La notizia è devastante: un milione e centomila famiglie senza redditi da lavoro. Quasi mezzo milione di coppie con figli. Duecentomila nuclei consistenti in un genitore solo con figli. Campano con qualche aiuto delle famiglie di origine, lavoretti in nero? Forse, in parte. Ma il dramma è che la crisi economica ha aperto ferite profonde nel corpo sociale. Ferite enormi, che non si sanano sperando nel lento incremento di qualche frazione di Pil.

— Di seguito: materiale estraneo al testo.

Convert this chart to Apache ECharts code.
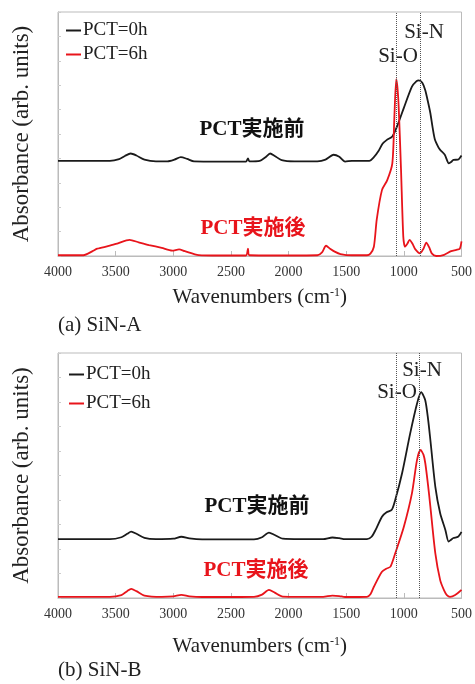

Qui ci sono milioni di persone (si badi: milioni) che annaspano mese per mese per restare a galla. Quattro milioni si mettono in fila per pasti caritativi. È una tragedia in Italia, non in un paese desolato del Terzo mondo. Domani la notizia sarà archiviata? È urgente fermarsi a riflettere. Lo stato di indigenza e di “fame”, che si annida ormai corposamente nelle pieghe di tante società avanzate, non si cura lasciando a se stesso il meccanismo economico secondo la ricetta neoliberista in auge da trent’anni. Ricetta che considera ininfluente l’esistenza di consistenti sacche di povertà.

Ottanta euro di aumento agli stipendi bassi, tagliare sprechi, limitare i superstipendi dei manager statali sono passi nella direzione giusta e segni di sensibilità sociale. Dare 50 euro ai barboni è un esempio morale.

Però qui serve qualcos’altro. Un rimodellamento del sistema economico-finanziario (come avvenne nel secolo scorso negli Usa con il New Deal di Roosevelt e la creazione del Welfare in Europa) mettendo al centro la non-accettazione della povertà strutturale. Papa Francesco lo sottolinea spesso, mettendo in guardia dal rischio di esplosioni di violenza. Non può rimanere un’esortazione. Economisti e politici devono tornare a pensare a un nuovo modello di sviluppo. Perché così non va. Guai a ignorare la rabbia dei poveri.